[start of DATA TO PROCESS]

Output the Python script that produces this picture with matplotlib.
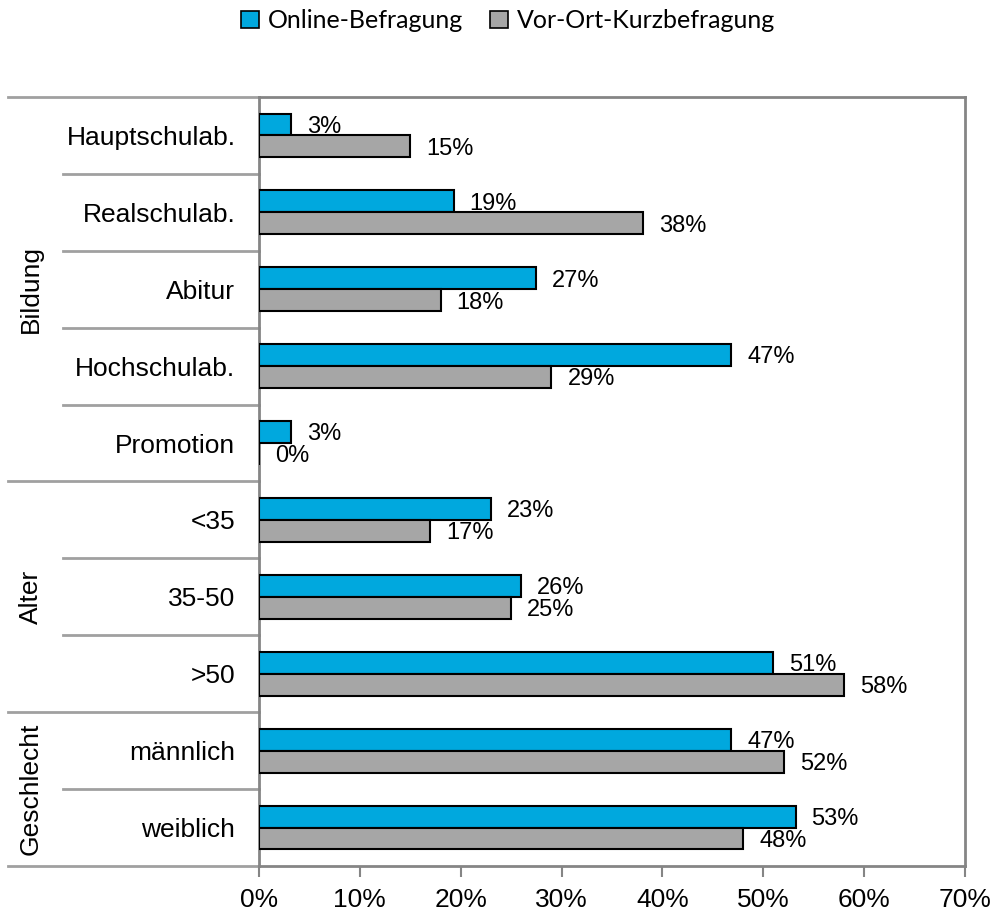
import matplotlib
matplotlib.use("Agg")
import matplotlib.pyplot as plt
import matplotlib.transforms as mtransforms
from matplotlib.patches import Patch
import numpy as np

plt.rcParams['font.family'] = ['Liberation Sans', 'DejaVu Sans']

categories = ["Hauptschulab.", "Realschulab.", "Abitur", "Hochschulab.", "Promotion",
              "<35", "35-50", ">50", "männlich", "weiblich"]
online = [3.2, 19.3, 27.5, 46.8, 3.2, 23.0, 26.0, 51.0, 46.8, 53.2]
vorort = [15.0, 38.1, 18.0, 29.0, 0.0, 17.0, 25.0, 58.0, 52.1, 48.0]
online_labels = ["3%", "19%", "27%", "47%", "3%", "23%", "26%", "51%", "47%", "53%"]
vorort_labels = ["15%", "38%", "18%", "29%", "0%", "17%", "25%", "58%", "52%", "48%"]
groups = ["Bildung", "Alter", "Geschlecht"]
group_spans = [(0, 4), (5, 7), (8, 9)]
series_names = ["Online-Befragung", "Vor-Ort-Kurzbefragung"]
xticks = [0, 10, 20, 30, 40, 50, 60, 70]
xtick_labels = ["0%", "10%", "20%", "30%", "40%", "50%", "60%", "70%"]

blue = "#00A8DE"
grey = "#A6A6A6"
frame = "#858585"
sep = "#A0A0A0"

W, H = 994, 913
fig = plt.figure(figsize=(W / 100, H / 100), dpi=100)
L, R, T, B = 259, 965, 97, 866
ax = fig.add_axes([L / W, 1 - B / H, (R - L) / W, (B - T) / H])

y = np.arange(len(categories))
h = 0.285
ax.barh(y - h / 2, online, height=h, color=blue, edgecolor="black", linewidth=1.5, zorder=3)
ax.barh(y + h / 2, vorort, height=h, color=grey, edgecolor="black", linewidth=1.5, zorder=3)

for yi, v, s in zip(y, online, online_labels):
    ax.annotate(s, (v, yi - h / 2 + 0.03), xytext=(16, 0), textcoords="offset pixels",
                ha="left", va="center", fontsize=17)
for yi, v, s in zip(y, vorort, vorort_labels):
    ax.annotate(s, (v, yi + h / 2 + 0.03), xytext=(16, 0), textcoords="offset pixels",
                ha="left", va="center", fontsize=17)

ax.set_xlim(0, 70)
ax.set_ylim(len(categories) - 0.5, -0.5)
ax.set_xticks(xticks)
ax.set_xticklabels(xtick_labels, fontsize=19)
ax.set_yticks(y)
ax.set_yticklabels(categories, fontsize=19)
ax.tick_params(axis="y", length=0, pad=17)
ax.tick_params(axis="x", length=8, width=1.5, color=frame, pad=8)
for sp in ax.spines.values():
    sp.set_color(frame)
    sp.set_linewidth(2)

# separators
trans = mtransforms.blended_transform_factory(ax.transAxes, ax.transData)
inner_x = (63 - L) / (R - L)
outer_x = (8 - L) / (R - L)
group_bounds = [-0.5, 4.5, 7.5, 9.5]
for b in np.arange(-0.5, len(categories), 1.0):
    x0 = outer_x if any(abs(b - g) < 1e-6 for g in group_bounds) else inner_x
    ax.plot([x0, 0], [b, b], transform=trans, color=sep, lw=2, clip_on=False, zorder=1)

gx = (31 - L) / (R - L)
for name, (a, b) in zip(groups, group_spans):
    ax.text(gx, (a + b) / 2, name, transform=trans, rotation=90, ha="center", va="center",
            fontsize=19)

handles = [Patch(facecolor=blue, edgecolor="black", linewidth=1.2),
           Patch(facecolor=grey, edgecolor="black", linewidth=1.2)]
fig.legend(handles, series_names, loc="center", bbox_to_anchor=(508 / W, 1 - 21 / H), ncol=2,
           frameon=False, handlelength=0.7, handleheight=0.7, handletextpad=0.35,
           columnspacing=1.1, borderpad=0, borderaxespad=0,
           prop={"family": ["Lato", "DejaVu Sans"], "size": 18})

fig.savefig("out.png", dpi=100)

[end of DATA TO PROCESS]
[start of DATA TO PROCESS]

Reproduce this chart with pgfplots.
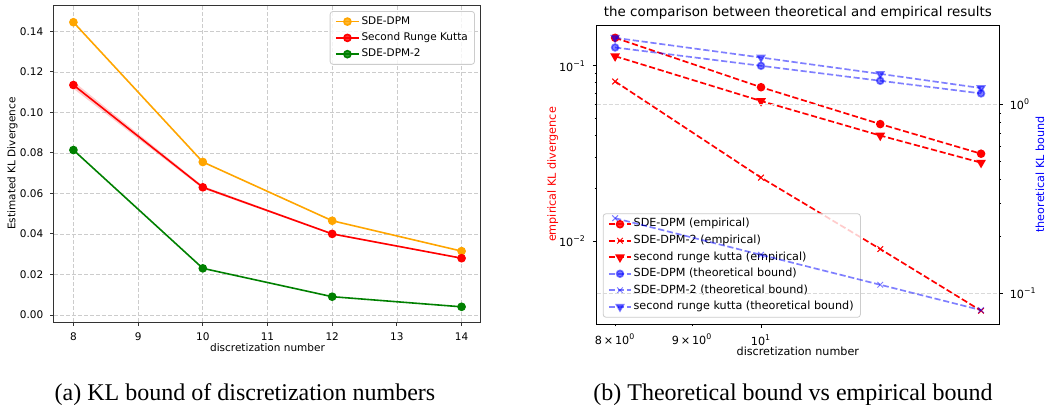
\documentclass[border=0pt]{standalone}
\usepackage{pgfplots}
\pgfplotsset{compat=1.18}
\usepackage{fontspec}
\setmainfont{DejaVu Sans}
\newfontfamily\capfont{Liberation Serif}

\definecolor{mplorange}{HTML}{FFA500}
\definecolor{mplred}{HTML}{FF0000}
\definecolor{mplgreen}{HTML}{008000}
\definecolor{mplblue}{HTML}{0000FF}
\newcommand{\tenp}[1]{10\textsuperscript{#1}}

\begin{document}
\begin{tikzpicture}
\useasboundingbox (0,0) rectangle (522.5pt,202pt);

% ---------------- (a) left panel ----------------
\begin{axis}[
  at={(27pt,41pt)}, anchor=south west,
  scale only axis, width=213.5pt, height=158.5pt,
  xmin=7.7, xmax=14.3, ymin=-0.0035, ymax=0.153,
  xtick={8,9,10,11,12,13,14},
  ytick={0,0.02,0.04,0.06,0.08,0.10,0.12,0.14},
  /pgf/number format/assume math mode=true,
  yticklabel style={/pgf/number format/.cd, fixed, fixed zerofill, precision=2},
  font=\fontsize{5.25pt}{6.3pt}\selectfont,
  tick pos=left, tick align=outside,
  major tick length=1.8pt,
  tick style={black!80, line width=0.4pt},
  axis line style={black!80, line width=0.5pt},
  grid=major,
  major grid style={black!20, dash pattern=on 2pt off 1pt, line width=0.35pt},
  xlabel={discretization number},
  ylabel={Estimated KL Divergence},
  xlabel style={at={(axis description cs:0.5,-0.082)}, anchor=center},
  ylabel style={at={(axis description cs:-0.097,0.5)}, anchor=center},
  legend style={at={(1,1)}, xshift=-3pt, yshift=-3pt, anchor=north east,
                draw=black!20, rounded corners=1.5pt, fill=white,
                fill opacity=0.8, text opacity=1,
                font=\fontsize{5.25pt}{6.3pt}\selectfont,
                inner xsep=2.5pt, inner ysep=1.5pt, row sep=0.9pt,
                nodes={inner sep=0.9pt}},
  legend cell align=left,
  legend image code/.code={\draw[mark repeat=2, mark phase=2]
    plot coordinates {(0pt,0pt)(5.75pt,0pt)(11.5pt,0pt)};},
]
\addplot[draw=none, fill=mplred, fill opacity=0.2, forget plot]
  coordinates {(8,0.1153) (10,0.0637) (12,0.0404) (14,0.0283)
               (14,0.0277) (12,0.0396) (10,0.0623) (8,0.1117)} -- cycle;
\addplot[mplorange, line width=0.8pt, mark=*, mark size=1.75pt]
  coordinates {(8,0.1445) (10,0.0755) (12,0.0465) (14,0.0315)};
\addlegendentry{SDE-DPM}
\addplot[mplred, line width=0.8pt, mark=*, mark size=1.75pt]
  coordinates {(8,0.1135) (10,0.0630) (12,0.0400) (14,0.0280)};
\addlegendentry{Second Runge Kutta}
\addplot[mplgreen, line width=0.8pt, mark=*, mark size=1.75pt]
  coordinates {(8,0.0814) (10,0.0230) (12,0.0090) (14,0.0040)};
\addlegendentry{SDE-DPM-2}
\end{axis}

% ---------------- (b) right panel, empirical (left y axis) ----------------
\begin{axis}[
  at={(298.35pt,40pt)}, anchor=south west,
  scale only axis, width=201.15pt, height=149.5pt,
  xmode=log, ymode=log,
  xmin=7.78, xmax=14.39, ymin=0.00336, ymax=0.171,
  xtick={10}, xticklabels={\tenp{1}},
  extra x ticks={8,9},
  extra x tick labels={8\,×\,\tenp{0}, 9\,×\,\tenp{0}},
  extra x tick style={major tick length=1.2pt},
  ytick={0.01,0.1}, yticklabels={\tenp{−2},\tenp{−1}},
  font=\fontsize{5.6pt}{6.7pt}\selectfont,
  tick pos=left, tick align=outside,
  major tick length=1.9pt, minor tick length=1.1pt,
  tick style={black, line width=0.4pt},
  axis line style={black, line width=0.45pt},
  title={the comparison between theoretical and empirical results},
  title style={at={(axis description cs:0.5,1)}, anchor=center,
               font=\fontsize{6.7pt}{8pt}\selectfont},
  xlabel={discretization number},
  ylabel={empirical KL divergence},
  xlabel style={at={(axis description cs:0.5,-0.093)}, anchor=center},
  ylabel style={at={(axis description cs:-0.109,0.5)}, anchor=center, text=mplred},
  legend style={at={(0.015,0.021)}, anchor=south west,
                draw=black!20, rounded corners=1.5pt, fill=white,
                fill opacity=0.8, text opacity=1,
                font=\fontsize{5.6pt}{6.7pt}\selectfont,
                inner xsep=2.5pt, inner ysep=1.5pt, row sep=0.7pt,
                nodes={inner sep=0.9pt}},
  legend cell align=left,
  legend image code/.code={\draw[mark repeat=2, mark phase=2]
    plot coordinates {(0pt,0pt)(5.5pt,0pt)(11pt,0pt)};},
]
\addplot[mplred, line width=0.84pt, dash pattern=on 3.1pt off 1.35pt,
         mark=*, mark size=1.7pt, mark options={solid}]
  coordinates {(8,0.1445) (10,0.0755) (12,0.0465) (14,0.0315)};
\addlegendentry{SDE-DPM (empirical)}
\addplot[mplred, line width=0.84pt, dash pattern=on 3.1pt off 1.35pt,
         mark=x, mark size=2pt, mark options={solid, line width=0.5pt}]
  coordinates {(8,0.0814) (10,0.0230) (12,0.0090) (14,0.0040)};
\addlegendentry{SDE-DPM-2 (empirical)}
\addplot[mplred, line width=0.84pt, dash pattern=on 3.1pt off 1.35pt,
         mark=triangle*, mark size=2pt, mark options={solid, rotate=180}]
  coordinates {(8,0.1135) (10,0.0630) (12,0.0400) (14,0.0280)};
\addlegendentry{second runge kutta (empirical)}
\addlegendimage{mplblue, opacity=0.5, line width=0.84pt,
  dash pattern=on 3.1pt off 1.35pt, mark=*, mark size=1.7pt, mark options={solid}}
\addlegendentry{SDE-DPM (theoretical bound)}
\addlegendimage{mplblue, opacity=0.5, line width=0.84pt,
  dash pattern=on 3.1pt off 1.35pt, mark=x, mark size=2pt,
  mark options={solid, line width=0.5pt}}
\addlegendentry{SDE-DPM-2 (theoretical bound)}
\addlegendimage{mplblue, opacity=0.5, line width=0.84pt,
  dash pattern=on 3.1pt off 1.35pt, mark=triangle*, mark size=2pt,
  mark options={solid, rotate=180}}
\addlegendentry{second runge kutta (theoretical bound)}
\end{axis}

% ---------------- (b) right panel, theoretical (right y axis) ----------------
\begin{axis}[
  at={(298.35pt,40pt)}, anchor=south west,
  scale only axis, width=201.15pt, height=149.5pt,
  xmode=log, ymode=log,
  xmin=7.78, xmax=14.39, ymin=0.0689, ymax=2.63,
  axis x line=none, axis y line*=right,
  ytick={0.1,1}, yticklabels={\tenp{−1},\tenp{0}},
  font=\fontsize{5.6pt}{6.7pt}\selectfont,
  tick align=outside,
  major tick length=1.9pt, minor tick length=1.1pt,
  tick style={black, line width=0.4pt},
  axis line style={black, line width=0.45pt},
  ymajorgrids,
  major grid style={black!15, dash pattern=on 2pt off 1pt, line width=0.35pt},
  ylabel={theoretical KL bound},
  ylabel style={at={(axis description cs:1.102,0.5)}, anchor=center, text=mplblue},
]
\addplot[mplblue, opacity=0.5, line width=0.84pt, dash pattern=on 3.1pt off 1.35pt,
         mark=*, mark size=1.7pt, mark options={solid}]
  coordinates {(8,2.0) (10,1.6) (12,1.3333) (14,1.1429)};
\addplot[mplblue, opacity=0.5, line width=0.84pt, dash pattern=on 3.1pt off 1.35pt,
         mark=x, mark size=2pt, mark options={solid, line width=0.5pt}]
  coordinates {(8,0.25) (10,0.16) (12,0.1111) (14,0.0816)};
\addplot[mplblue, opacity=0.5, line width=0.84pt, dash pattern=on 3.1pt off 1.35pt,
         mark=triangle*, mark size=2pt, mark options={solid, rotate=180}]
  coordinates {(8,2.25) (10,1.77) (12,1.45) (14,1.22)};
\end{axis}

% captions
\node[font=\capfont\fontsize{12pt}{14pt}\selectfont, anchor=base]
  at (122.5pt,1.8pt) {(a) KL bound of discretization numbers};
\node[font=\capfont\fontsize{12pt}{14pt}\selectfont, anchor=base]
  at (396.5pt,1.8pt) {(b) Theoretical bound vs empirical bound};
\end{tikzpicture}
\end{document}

[end of DATA TO PROCESS]

DIRECTIVE
Pull out only the lines from the one with "Output the Python" up to and including the one with "plt.rcParams['font.family'] = ['Liberation", and drop any pictures along the way.

FINAL RESULT
Output the Python script that produces this picture with matplotlib.
import matplotlib
matplotlib.use("Agg")
import matplotlib.pyplot as plt
import matplotlib.transforms as mtransforms
from matplotlib.patches import Patch
import numpy as np

plt.rcParams['font.family'] = ['Liberation Sans', 'DejaVu Sans']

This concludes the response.